---------- Information provided ----------

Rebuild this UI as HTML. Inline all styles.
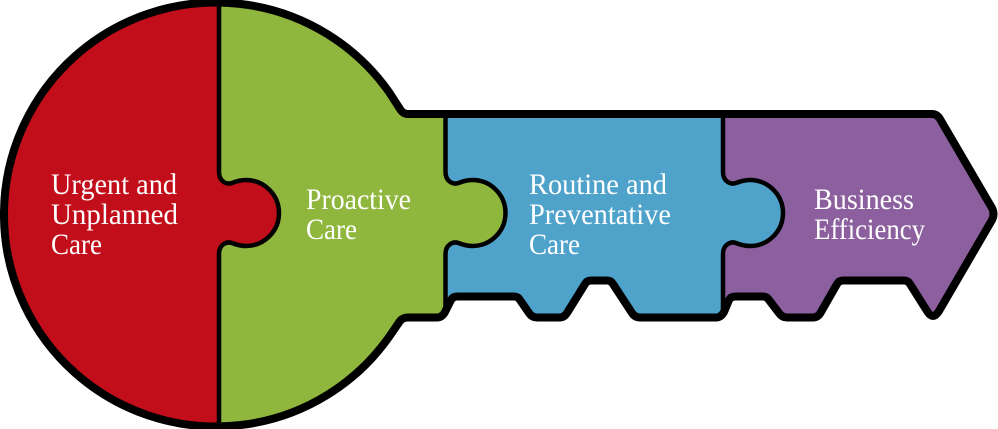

----------
---------- Information provided ----------

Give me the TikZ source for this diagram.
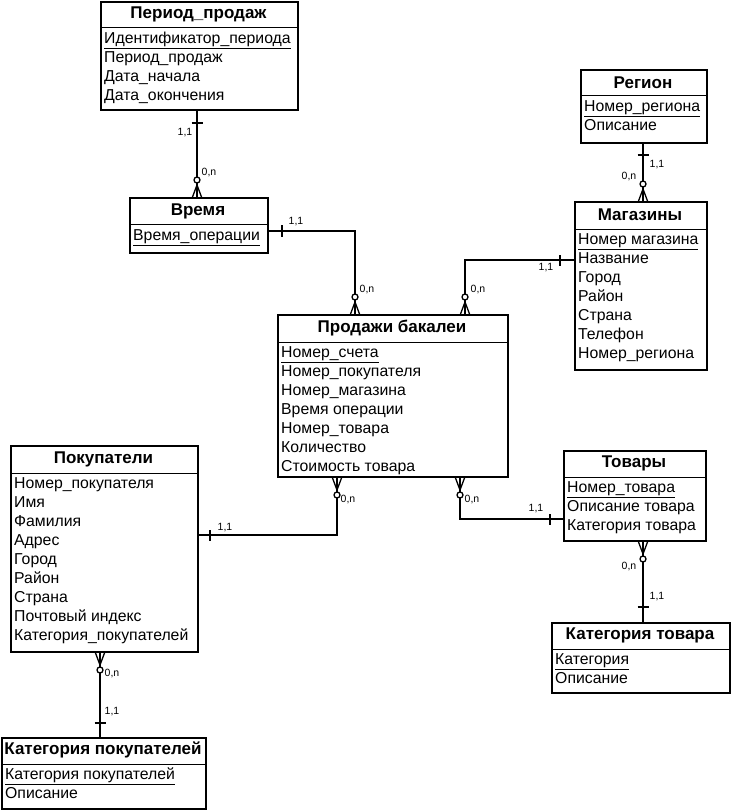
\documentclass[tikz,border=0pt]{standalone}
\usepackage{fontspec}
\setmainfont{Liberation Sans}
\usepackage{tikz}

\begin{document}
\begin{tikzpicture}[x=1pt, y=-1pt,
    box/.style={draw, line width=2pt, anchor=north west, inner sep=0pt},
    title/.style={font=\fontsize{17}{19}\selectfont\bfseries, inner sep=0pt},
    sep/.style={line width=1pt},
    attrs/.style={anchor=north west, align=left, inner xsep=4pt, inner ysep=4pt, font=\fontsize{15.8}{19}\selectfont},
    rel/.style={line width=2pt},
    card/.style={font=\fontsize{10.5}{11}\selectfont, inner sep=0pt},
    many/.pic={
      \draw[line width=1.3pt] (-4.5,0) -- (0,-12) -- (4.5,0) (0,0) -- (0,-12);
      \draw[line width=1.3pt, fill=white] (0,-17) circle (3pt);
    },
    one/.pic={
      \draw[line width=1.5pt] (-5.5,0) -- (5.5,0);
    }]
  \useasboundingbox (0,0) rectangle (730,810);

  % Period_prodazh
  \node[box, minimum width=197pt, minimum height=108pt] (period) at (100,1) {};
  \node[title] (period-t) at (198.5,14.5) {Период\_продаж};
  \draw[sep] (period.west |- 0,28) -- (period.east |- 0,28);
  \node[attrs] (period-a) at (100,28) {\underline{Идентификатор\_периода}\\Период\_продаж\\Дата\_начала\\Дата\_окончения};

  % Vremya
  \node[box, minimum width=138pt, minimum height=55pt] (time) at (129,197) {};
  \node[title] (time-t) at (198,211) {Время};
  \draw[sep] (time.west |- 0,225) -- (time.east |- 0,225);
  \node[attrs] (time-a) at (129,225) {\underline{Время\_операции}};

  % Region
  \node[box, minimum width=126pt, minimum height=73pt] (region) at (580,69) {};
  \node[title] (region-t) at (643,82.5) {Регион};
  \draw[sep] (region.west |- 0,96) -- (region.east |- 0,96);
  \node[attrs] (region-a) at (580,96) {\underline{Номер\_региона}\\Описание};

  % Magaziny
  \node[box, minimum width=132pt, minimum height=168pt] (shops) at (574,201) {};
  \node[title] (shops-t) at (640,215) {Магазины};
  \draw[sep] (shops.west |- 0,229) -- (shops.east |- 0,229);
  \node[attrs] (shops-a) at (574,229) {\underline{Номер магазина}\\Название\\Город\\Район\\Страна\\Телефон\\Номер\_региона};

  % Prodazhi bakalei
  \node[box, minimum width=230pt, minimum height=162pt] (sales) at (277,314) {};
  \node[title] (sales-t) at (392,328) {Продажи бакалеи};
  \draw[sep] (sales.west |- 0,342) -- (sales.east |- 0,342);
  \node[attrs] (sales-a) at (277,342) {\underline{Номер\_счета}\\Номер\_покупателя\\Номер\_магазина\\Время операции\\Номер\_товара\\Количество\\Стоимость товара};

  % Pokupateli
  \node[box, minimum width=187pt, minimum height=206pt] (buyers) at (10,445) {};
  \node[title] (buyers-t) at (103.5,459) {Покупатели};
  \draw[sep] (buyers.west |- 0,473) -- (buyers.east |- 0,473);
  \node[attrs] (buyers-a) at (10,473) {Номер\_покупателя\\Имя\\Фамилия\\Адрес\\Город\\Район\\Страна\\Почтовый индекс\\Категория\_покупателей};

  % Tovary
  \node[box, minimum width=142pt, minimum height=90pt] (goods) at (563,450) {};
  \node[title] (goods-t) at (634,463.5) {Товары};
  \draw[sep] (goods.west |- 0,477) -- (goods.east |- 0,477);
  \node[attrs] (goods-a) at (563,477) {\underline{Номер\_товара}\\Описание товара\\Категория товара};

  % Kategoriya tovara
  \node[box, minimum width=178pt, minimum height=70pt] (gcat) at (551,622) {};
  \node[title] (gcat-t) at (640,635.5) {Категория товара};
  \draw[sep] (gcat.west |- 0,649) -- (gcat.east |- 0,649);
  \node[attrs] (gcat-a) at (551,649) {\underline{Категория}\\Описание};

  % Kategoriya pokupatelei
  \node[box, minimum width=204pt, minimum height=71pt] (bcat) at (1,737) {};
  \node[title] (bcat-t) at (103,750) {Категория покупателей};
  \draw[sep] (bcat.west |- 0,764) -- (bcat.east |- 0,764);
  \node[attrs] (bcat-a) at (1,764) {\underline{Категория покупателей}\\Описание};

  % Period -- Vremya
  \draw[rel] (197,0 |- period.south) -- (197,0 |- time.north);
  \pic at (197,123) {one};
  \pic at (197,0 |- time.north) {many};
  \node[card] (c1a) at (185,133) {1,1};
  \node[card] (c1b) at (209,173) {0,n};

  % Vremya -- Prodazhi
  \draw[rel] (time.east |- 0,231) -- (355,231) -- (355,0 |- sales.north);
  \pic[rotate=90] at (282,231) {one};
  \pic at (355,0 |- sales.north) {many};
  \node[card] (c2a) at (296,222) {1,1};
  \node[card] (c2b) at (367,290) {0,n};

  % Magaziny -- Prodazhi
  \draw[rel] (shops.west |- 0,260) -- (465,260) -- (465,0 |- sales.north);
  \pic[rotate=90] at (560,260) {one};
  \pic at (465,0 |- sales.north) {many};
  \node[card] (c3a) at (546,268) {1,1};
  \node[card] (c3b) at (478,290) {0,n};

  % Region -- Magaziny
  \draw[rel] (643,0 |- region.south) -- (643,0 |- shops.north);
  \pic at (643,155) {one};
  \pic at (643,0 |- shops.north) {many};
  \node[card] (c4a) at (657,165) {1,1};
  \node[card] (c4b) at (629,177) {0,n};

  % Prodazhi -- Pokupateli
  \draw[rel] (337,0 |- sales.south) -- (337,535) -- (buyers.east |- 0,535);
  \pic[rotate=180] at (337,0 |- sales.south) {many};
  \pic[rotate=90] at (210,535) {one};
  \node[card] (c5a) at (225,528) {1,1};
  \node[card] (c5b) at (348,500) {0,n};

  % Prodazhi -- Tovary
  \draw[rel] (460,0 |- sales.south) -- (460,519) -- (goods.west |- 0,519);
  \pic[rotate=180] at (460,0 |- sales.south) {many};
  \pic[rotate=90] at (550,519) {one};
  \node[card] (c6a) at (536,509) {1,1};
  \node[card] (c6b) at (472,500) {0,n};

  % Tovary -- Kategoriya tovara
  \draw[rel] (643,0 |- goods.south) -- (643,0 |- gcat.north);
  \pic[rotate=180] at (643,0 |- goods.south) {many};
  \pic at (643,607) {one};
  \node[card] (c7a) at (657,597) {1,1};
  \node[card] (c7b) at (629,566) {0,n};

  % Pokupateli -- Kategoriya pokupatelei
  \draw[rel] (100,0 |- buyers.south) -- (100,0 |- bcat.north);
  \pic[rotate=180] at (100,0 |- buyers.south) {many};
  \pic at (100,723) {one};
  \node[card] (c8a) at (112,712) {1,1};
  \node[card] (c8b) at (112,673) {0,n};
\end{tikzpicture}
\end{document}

----------
---------- Information provided ----------

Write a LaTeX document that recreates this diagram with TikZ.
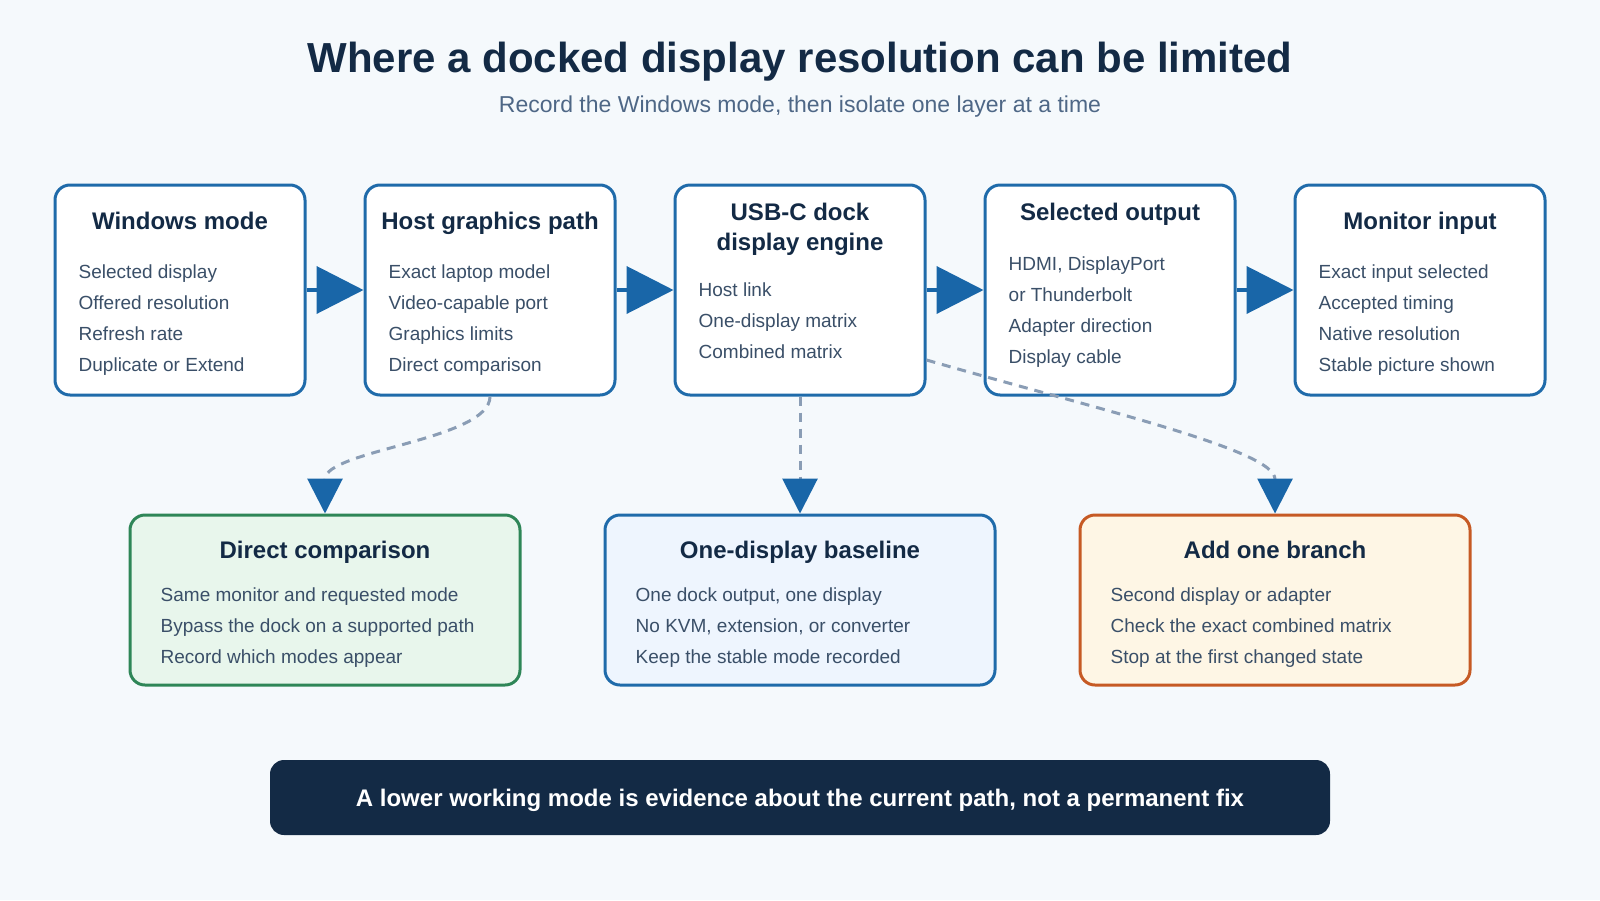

----------

Copy out all lines that carry the word "diagram".

Give me the TikZ source for this diagram.
Write a LaTeX document that recreates this diagram with TikZ.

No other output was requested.